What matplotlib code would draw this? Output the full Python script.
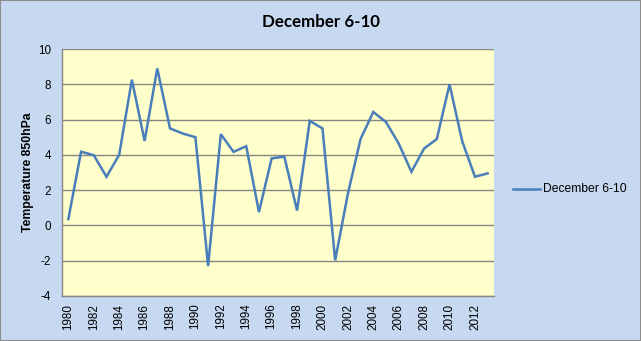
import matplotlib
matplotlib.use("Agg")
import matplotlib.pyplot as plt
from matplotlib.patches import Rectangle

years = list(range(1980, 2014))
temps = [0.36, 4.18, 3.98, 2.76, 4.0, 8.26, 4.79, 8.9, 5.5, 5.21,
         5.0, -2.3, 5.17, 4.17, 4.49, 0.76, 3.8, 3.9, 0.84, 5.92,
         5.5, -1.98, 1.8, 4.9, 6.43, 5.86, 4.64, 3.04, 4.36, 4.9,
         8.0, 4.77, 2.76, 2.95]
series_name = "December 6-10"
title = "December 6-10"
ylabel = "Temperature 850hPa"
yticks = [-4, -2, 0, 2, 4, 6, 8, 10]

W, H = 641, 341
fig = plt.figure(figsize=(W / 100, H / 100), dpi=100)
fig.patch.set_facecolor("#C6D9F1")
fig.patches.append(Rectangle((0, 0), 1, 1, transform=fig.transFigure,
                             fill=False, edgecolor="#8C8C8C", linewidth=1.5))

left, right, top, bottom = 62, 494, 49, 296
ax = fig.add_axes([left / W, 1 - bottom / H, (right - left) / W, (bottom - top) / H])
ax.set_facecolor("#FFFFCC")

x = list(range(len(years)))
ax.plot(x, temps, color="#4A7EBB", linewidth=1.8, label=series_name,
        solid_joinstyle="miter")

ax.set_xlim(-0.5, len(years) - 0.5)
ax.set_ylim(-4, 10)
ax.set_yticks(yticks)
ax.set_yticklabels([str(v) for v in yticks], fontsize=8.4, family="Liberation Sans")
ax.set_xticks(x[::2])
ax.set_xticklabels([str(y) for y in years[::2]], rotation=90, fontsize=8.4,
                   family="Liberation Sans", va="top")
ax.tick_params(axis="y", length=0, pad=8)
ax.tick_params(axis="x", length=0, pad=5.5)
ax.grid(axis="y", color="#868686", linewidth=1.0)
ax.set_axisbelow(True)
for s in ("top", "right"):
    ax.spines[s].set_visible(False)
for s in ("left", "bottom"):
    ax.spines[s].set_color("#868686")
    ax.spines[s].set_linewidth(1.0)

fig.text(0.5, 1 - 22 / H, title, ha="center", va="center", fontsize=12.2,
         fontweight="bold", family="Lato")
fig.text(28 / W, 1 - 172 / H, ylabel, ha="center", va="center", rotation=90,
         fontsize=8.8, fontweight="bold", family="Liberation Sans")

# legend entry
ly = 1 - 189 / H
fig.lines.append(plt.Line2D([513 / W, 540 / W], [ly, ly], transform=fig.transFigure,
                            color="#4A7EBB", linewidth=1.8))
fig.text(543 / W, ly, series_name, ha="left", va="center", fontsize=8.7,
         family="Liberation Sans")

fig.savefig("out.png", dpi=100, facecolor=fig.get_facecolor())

## TASK DESCRIPTION
Return, unchanged, the lines from the first line of the material through the line that holds "from matplotlib.patches import Rectangle", inclusive, omitting pictures.

## TASK RESULT
What matplotlib code would draw this? Output the full Python script.
import matplotlib
matplotlib.use("Agg")
import matplotlib.pyplot as plt
from matplotlib.patches import Rectangle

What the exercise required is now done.